Of course, physicists like to write the left-hand side as an integral too, even though it really isn't:

$$\int_{-\infty}^{+\infty} \delta(t) f(t) \, dt \triangleq \delta(t) [ f(t) ]$$

(unless you get into measure theory, and define $\delta(t) \, dt$ to be a certain measure. But if we did that, then we wouldn't be defining it via the limit expression above!)

 

[arildno]

Swapnil:
What I tried to do in that tutorial, was to give ONE fairly rigorous way to make sense of the Dirac Delta function.

The aim of the tutorial is just that, and being thus limited, many interesting issues are not at all addressed there. For example, you won't find any evolved, mature distribution theory in it.

 

[cliowa]

And since $\Pi$ is representable by an actual function, the latter operator application is an honest-to-goodness integral:

$$\Pi\left( \frac{t}{\epsilon} \right) [ f(t) ] = \int_{-\infty}^{+\infty} \Pi\left( \frac{t}{\epsilon} \right) f(t) \, dt$$

Just for the record: That's a definition of the operator, right?

 

[Swapnil]

And since $\Pi$ is representable by an actual function, the latter operator application is an honest-to-goodness integral:
$$\Pi\left( \frac{t}{\epsilon} \right) [ f(t) ] = \int_{-\infty}^{+\infty} \Pi\left( \frac{t}{\epsilon} \right) f(t) \, dt$$

Where is this coming from? Is it a result of something or is it a definition?

 

[Hurkyl]

Where is this coming from? Is it a result of something or is it a definition?

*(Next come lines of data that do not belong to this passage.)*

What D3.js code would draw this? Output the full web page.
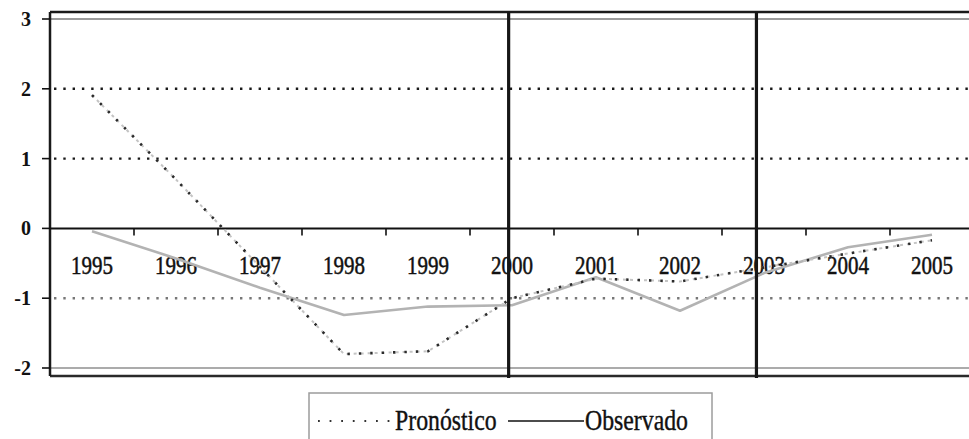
<!DOCTYPE html>
<html>
<head>
<meta charset="utf-8">
<script src="https://cdn.jsdelivr.net/npm/d3@7/dist/d3.min.js"></script>
<style>
  html, body { margin: 0; padding: 0; background: #fff; }
  svg { display: block; }
</style>
</head>
<body>
<svg id="chart" width="969" height="439"></svg>
<script>
// Years on the horizontal axis
const years = ["1995", "1996", "1997", "1998", "1999", "2000", "2001", "2002", "2003", "2004", "2005"];
// Forecast series (Pronóstico)
const pronostico = [1.91, 0.7, -0.55, -1.8, -1.76, -1.0, -0.72, -0.76, -0.56, -0.36, -0.17];
// Observed series (Observado)
const observado = [-0.04, -0.43, -0.85, -1.24, -1.12, -1.1, -0.7, -1.18, -0.64, -0.27, -0.09];
// Y tick values
const yTicks = [-2, -1, 0, 1, 2, 3];
// Reference years marked with vertical rules
const marks = [1999.96, 2002.91];
const legendItems = ["Pronóstico", "Observado"];

const FONT = "'Liberation Serif', 'Times New Roman', serif";

const svg = d3.select("#chart");
const plotLeft = 50, plotRight = 974, plotTop = 19, plotBottom = 368;
const frameTop = 12, frameBottom = 376;

const x = d3.scaleBand().domain(years).range([plotLeft, plotRight]).padding(0);
const y = d3.scaleLinear().domain([-2, 3]).range([plotBottom, plotTop]);
// linear year scale aligned with band centres, for the vertical rules
const xYear = d3.scaleLinear()
  .domain([+years[0], +years[years.length - 1]])
  .range([x(years[0]) + x.bandwidth() / 2, x(years[years.length - 1]) + x.bandwidth() / 2]);

const g = svg.append("g");

// horizontal reference lines
g.append("line").attr("x1", plotLeft).attr("x2", 969).attr("y1", y(3)).attr("y2", y(3))
  .attr("stroke", "#9a9a9a").attr("stroke-width", 2);
g.append("line").attr("x1", plotLeft).attr("x2", 969).attr("y1", y(-2)).attr("y2", y(-2))
  .attr("stroke", "#ababab").attr("stroke-width", 2);
[2, 1].forEach(v => {
  g.append("line").attr("x1", plotLeft + 4).attr("x2", 969).attr("y1", y(v)).attr("y2", y(v))
    .attr("stroke", "#1a1a1a").attr("stroke-width", 2.4).attr("stroke-dasharray", "2.4,6.9");
});
g.append("line").attr("x1", plotLeft + 4).attr("x2", 969).attr("y1", y(-1)).attr("y2", y(-1))
  .attr("stroke", "#777").attr("stroke-width", 2.4).attr("stroke-dasharray", "2.4,6.9");

// frame
g.append("line").attr("x1", plotLeft).attr("x2", 969).attr("y1", frameTop).attr("y2", frameTop)
  .attr("stroke", "#1a1a1a").attr("stroke-width", 2.5);
g.append("line").attr("x1", plotLeft).attr("x2", 969).attr("y1", frameBottom).attr("y2", frameBottom)
  .attr("stroke", "#2a2a2a").attr("stroke-width", 2.5);
g.append("line").attr("x1", plotLeft).attr("x2", plotLeft).attr("y1", frameTop).attr("y2", frameBottom)
  .attr("stroke", "#1a1a1a").attr("stroke-width", 2.5);

// zero axis
g.append("line").attr("x1", plotLeft).attr("x2", 969).attr("y1", y(0)).attr("y2", y(0))
  .attr("stroke", "#111").attr("stroke-width", 2);

// y ticks and labels
yTicks.forEach(v => {
  g.append("line").attr("x1", plotLeft - 8).attr("x2", plotLeft).attr("y1", y(v)).attr("y2", y(v))
    .attr("stroke", "#111").attr("stroke-width", 1.6);
  g.append("text").attr("x", 31).attr("y", y(v) + 7)
    .attr("text-anchor", "end").attr("font-size", 20).attr("font-weight", "bold")
    .attr("font-family", FONT).attr("fill", "#111")
    .text(v);
});

// x ticks at category boundaries
years.slice(1).forEach(yr => {
  const xx = x(yr);
  g.append("line").attr("x1", xx).attr("x2", xx).attr("y1", y(0)).attr("y2", y(0) + 7)
    .attr("stroke", "#111").attr("stroke-width", 1.6);
});

// year labels
years.forEach(yr => {
  const cx = x(yr) + x.bandwidth() / 2;
  g.append("text")
    .attr("transform", `translate(${cx},274) scale(0.84,1)`)
    .attr("text-anchor", "middle").attr("font-size", 25)
    .attr("font-family", FONT).attr("fill", "#111")
    .attr("stroke", "#111").attr("stroke-width", 0.5)
    .text(yr);
});

const line = d3.line()
  .x((d, i) => x(years[i]) + x.bandwidth() / 2)
  .y(d => y(d));

// observed series
g.append("path").datum(observado).attr("d", line)
  .attr("fill", "none").attr("stroke", "#b3b3b3").attr("stroke-width", 2.6)
  .attr("stroke-linejoin", "round");

// forecast series: soft grey dashes under dark dots
g.append("path").datum(pronostico).attr("d", line)
  .attr("fill", "none").attr("stroke", "#c4c4c4").attr("stroke-width", 2)
  .attr("stroke-dasharray", "3,4");
g.append("path").datum(pronostico).attr("d", line)
  .attr("fill", "none").attr("stroke", "#2b2b2b").attr("stroke-width", 2.6)
  .attr("stroke-dasharray", "2.4,9");

// vertical rules
marks.forEach(m => {
  g.append("line").attr("x1", xYear(m)).attr("x2", xYear(m))
    .attr("y1", frameTop).attr("y2", frameBottom + 2)
    .attr("stroke", "#161616").attr("stroke-width", 3.2);
});

// legend
const lg = svg.append("g");
lg.append("rect").attr("x", 309).attr("y", 393).attr("width", 403).attr("height", 60)
  .attr("fill", "#fff").attr("stroke", "#9c9c9c").attr("stroke-width", 1.5);
lg.append("line").attr("x1", 318).attr("x2", 393).attr("y1", 421).attr("y2", 421)
  .attr("stroke", "#333").attr("stroke-width", 1.8).attr("stroke-dasharray", "1.8,9.8");
lg.append("text").attr("transform", "translate(395,430) scale(0.82,1)")
  .attr("font-size", 29).attr("font-family", FONT).attr("fill", "#111")
  .attr("stroke", "#111").attr("stroke-width", 0.4)
  .text(legendItems[0]);
lg.append("line").attr("x1", 508).attr("x2", 584).attr("y1", 421).attr("y2", 421)
  .attr("stroke", "#111").attr("stroke-width", 1.6);
lg.append("text").attr("transform", "translate(585,430) scale(0.82,1)")
  .attr("font-size", 29).attr("font-family", FONT).attr("fill", "#111")
  .attr("stroke", "#111").attr("stroke-width", 0.4)
  .text(legendItems[1]);
</script>
</body>
</html>
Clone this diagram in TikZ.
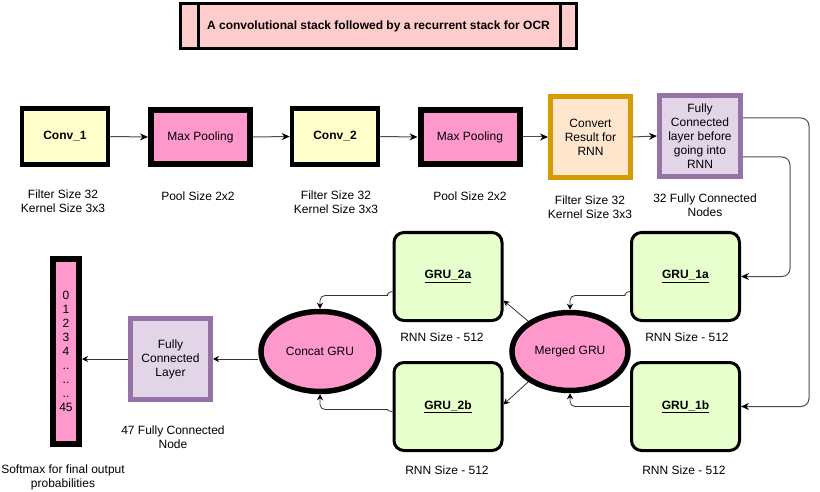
\documentclass[tikz,border=0pt]{standalone}
\usepackage{fontspec}
\setmainfont{Liberation Sans}
\usetikzlibrary{arrows.meta,shapes.geometric}

\definecolor{convfill}{HTML}{FFFFCC}
\definecolor{poolfill}{HTML}{FF99CC}
\definecolor{grufill}{HTML}{E6FFCC}
\definecolor{orangeline}{HTML}{D79B00}
\definecolor{orangefill}{HTML}{FFE6CC}
\definecolor{purpleline}{HTML}{9673A6}
\definecolor{purplefill}{HTML}{E1D5E7}
\definecolor{titlefill}{HTML}{FFCCCC}

\tikzset{
  convbox/.style={draw, line width=4.5pt, fill=convfill, minimum width=86pt, minimum height=56pt, inner sep=0pt, font=\fontsize{12}{14}\selectfont\bfseries},
  poolbox/.style={draw, line width=6pt, fill=poolfill, minimum width=99pt, minimum height=54pt, inner sep=0pt},
  convertbox/.style={draw=orangeline, line width=5pt, fill=orangefill, minimum width=80pt, minimum height=81pt, inner sep=0pt},
  densebox/.style={draw=purpleline, line width=5pt, fill=purplefill, minimum width=81pt, minimum height=81pt, inner sep=0pt},
  grubox/.style={draw, line width=3pt, rounded corners=10pt, fill=grufill, minimum width=108pt, minimum height=88pt, inner sep=0pt, font=\fontsize{12}{14}\selectfont\bfseries},
  gruoval/.style={ellipse, draw, line width=5.5pt, fill=poolfill, inner sep=0pt},
  conn/.style={draw=black!70, line width=1pt, -{Stealth[length=8pt,width=7pt,black]}},
  thinconn/.style={draw=black!80, line width=0.8pt, -{Stealth[length=6pt,width=6pt,black]}},
}

\begin{document}
\begin{tikzpicture}[x=1pt,y=-1pt, every node/.style={font=\fontsize{12}{14}\selectfont, align=center}]
    \useasboundingbox (0,0) rectangle (820,492);

    % title
    \node[draw, line width=3pt, fill=titlefill, minimum width=396pt, minimum height=45pt, font=\fontsize{12}{14}\selectfont\bfseries] (title) at (378.5,26) {A convolutional stack followed by a recurrent stack for OCR};
    \draw[line width=3pt] ([xshift=19pt]title.north west) -- ([xshift=19pt]title.south west);
    \draw[line width=3pt] ([xshift=-18pt]title.north east) -- ([xshift=-18pt]title.south east);

    % convolutional stack
    \node[convbox] (conv1) at (65,136.5) {Conv\_1};
    \node[poolbox] (pool1) at (200.5,137) {Max Pooling};
    \node[convbox] (conv2) at (335,136.5) {Conv\_2};
    \node[poolbox] (pool2) at (470,137) {Max Pooling};
    \node[convertbox] (convert) at (590.5,137) {Convert\\Result for\\RNN};
    \node[densebox] (dense1) at (700,136) {Fully\\Connected\\layer before\\going into\\RNN};

    \node (conv1txt) at (63,201.5) {Filter Size 32\\Kernel Size 3x3};
    \node (pool1txt) at (198,196) {Pool Size 2x2};
    \node (conv2txt) at (336,202) {Filter Size 32\\Kernel Size 3x3};
    \node (pool2txt) at (470,196) {Pool Size 2x2};
    \node (converttxt) at (590,207) {Filter Size 32\\Kernel Size 3x3};
    \node (dense1txt) at (705,205) {32 Fully Connected\\Nodes};

    \draw[conn] (conv1.east) -- (pool1.west);
    \draw[conn] (pool1.east) -- (conv2.west);
    \draw[conn] (conv2.east) -- (pool2.west);
    \draw[conn] (pool2.east) -- (convert.west);
    \draw[conn] (convert.east) -- (dense1.west);

    % recurrent stack
    \node[grubox] (gru1a) at (685.5,276.5) {\underline{GRU\_1a}};
    \node[grubox] (gru1b) at (685.5,406.5) {\underline{GRU\_1b}};
    \node[grubox] (gru2a) at (448,276.5) {\underline{GRU\_2a}};
    \node[grubox] (gru2b) at (448,406.5) {\underline{GRU\_2b}};
    \node[gruoval, minimum width=116pt, minimum height=78pt] (merged) at (570,351.5) {Merged GRU};
    \node[gruoval, minimum width=118pt, minimum height=80pt] (concat) at (320,351.5) {Concat GRU};

    \node (gru2atxt) at (442,337) {RNN Size - 512};
    \node (gru1atxt) at (687,337) {RNN Size - 512};
    \node (gru2btxt) at (447,470) {RNN Size - 512};
    \node (gru1btxt) at (684,470) {RNN Size - 512};

    \coordinate (rail1) at (809,0);
    \coordinate (rail2) at (790,0);
    \draw[conn, rounded corners=8pt] ([yshift=18pt]dense1.east) -| (rail1 |- gru1b.east) -- (gru1b.east);
    \draw[conn, rounded corners=8pt] ([yshift=-21pt]dense1.east) -| (rail2 |- gru1a.east) -- (gru1a.east);

    \draw[thinconn, rounded corners=5pt] ([yshift=-15pt]gru1a.west) to[out=180,in=0] ++(-10,4) -| (merged.north);
    \draw[thinconn, rounded corners=5pt] (gru1b.west) -| (merged.south);
    \draw[thinconn] (merged.144) -- ([yshift=-24pt]gru2a.east);
    \draw[thinconn] (merged.216) -- ([yshift=2pt]gru2b.east);
    \draw[thinconn, rounded corners=5pt] ([yshift=-15pt]gru2a.west) to[out=180,in=0] ++(-10,4) -| (concat.north);
    \draw[thinconn, rounded corners=5pt] ([yshift=-5pt]gru2b.west) to[out=180,in=0] ++(-10,-2) -| (concat.south);

    % output
    \node[densebox, minimum width=80pt] (dense2) at (170.5,359) {Fully\\Connected\\Layer};
    \node (dense2txt) at (173,437.5) {47 Fully Connected\\Node};
    \node[draw, line width=6pt, fill=poolfill, minimum width=26pt, minimum height=185pt, inner sep=0pt] (softmax) at (66,351.5) {0\\1\\2\\3\\4\\..\\..\\..\\45};
    \node (softmaxtxt) at (63,477.5) {Softmax for final output\\probabilities};

    \draw[thinconn] (concat.west |- dense2) -- (dense2.east);
    \draw[thinconn] (dense2.west) -- (dense2.west -| softmax.east);

\end{tikzpicture}
\end{document}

Hrm, good question. Definition, I suppose.

 

[Swapnil]

When a physicist writes that expression, what they are really writing is the operator pointwise defined as:

$$\delta(t) [ f(t) ] \triangleq \lim_{\epsilon \rightarrow 0} \frac{1}{\epsilon} \Pi\left( \frac{t}{\epsilon} \right) [ f(t) ]$$

And since $\Pi$ is representable by an actual function, the latter operator application is an honest-to-goodness integral:
$$\Pi\left( \frac{t}{\epsilon} \right) [ f(t) ] = \int_{-\infty}^{+\infty} \Pi\left( \frac{t}{\epsilon} \right) f(t) \, dt$$

So essentially, the delta function can be treated as an operator with the following definition:
$$\delta(t) [ f(t) ] \triangleq \lim_{\epsilon \rightarrow 0} \frac{1}{\epsilon} \int_{-\infty}^{+\infty} \Pi\left( \frac{t}{\epsilon} \right) f(t) \, dt$$

right? ( I don't know why you included the definition in two steps.).

 

[Hurkyl]

Right. And because one typically defines these operators to operate on certain sets of continuous functions, you can show that's equivalent to the simpler definition of delta:

$$\delta(t) [ f(t) ] = f(0).$$